A Map for England is an initiative launched in March 2012 by the Royal Town Planning Institute (RTPI), the UK body that represents 23,000 planning professionals, to make publicly available major maps for England relating to policies and programmes on the economy, transport, communications, housing and the environment that are held by individual government departments. The Institute argues that there is still no single place or data source within government that makes all of these maps available to view.

A Map for England is designed to help policy makers make better judgments about how individual policy proposals interact with and affect development of the country as a whole through better spatial planning. It would also, it is claimed, increase consistency in appraisal, improve security and resilience, and provide a better understanding of sectoral issues that might complement or conflict with each other.

==Research findings==
The RTPI commissioned a study from the University of Manchester examining a broad range of existing government policies and how they relate to each other. To reach their conclusions, the researchers from the University's Centre for Urban Policy Studies examined government web sites, individual policy documents and large numbers of reports to find policies and programmes that have strong ‘spatial’ aspects to them: policies which potentially have a different impact in different parts of the country. It was a major task in itself to pull together almost 100 policy maps.

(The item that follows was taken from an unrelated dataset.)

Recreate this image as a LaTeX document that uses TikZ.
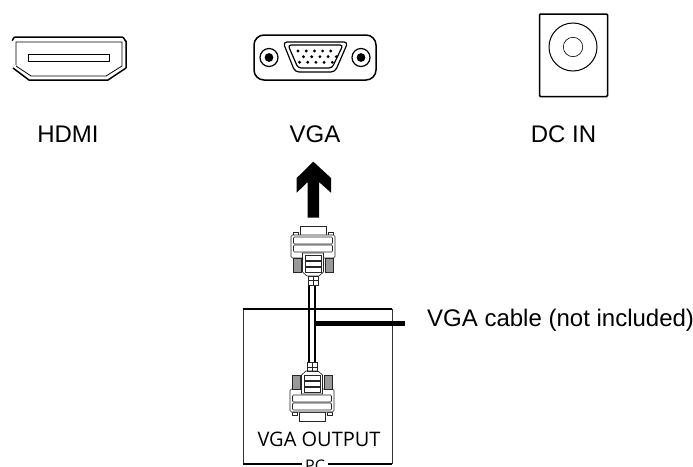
\documentclass[tikz,border=0pt]{standalone}
\usepackage{fontspec}
\setmainfont{Liberation Sans}
\newfontfamily\thinfont{Open Sans}
\tikzset{
 x=1pt,y=-1pt,
 thin line/.style={line width=0.65pt,black!85},
 label text/.style={font=\fontsize{24}{26}\selectfont,inner sep=0pt,text=black},
 pics/dsub/.style={code={
  \draw[thin line] (-13,-42)--(13,-42)--(13,-33)--(-13,-33)--cycle;
  \draw[thin line] (-20,-36) rectangle (-15,-33);
  \draw[thin line] (15,-36) rectangle (20,-33);
  \draw[thin line,fill=white,rounded corners=1.5pt] (-22,-33)--(22,-33)--(22,-10)--(-22,-10)--cycle;
  \draw[thin line,rounded corners=1pt] (-19.5,-31) rectangle (19.5,-24);
  \draw[thin line,rounded corners=1pt] (-19.5,-23) rectangle (19.5,-16);
  \draw[thin line,fill=black!40] (-20,-10) rectangle (-12,4);
  \draw[thin line,fill=black!40] (12,-10) rectangle (20,4);
  \draw[thin line,fill=white] (-10.5,-15)--(10.5,-15)--(10.5,4)--(6,8)--(-6,8)--(-10.5,4)--cycle;
  \draw[thin line] (-8,-13) rectangle (8,-8);
  \draw[thin line] (-8,-7) rectangle (8,-2);
  \draw[thin line] (-8,-1) rectangle (8,4);
  \draw[thin line] (-5,8) rectangle (5,17);
  \draw[thin line] (0,8)--(0,17) (-5,12)--(5,12);
 }}
}
\begin{document}
\begin{tikzpicture}
\path[use as bounding box] (0,0) rectangle (693,466);
\clip (0,0) rectangle (693,466);
% HDMI
\draw[line width=1.5pt,line join=round] (12,40) to[out=-70,in=180] (15,37) -- (122,37) to[out=0,in=-90] (126,41) -- (126,68) -- (108,80) -- (29,80) -- (13,68);
\draw[line width=0.8pt] (16,65) -- (16,42) -- (122,42) -- (122,66) -- (106,76) -- (31,76) -- (16,66);
\draw[line width=0.8pt] (28,54) rectangle (109,61);
% VGA port
\draw[line width=1.5pt,rounded corners=10pt] (254,35) rectangle (376,80);
\foreach \cx in {269,361}{
 \draw[line width=1.2pt] (\cx,57.5) circle (9);
 \fill (\cx,57.5) circle (4.4);
}
\draw[line width=1.2pt,rounded corners=4pt] (283,42) -- (348,42) -- (335,72) -- (295,72) -- cycle;
\draw[line width=1.2pt,rounded corners=3pt] (288,45) -- (343,45) -- (332,68) -- (298,68) -- cycle;
\foreach \px in {0,1,2,3,4}{
 \fill ({298+\px*8.2},51) circle (1.6);
 \fill ({303.5+\px*8.2},56.7) circle (1.6);
 \fill ({299.5+\px*8.2},62.3) circle (1.6);
}
% DC IN
\draw[line width=1.5pt,rounded corners=1pt] (539.5,14) rectangle (607.5,96.5);
\draw[line width=1pt] (573,47) circle (24);
\draw[line width=0.6pt] (573,47) circle (9.7);
% labels
\node[label text] (l1) at (68,134.5) {HDMI};
\node[label text] (l2) at (315,134.5) {VGA};
\node[label text] (l3) at (563.5,134.5) {DC IN};
% arrow
\fill (307.7,217.7) -- (307.7,182) -- (296.7,192.7) -- (296.7,178) -- (313.3,161.7) -- (331,178) -- (331,192.7) -- (319,182) -- (319,217.7) -- cycle;
% PC box
\draw[line width=0.8pt,black!80] (243,309) -- (243,464) (392,309) -- (392,464);
\draw[line width=1.6pt] (242.6,309) -- (392.4,309);
\draw[line width=1.1pt] (302,464) -- (243,464) (392,464) -- (328,464);
\node[font=\thinfont\fontsize{16}{18}\selectfont,inner sep=0pt] (pc) at (315,466) {PC};
\node[font=\thinfont\fontsize{20}{22}\selectfont,inner sep=0pt] (out) at (319,439) {VGA OUTPUT};
% cable
\coordinate (ca) at (309.2,285); \coordinate (cb) at (309.2,363);
\coordinate (cc) at (315,285); \coordinate (cd) at (315,363);
\draw[line width=2.1pt] (ca) -- (cb);
\draw[line width=2.1pt] (cc) -- (cd);
% connectors
\pic at (313,268) {dsub};
\pic[yscale=-1] at (312,379) {dsub};
% leader
\coordinate (la) at (316,323.5); \coordinate (lb) at (405,323.5);
\draw[line width=4.5pt] (la) -- (lb);
\node[font=\fontsize{24}{26}\selectfont,anchor=west,inner sep=0pt] (cable) at (427,320.5) {VGA cable (not included)};
\end{tikzpicture}
\end{document}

In about one third of these documents the researchers found that implications for different places are made explicit but in fully two thirds they are not. By overlaying a number of these maps and diagrams together, the researchers demonstrated that some policies and programmes, when considered against each other in relation to different parts of the country, may have unintended consequences.
For example, the study revealed that there is considerable overlap between broad areas where housing growth is projected in the future and where there are the greatest environmental and policy constraints to growth. These constraints include the risk of flooding and expected future household water shortages.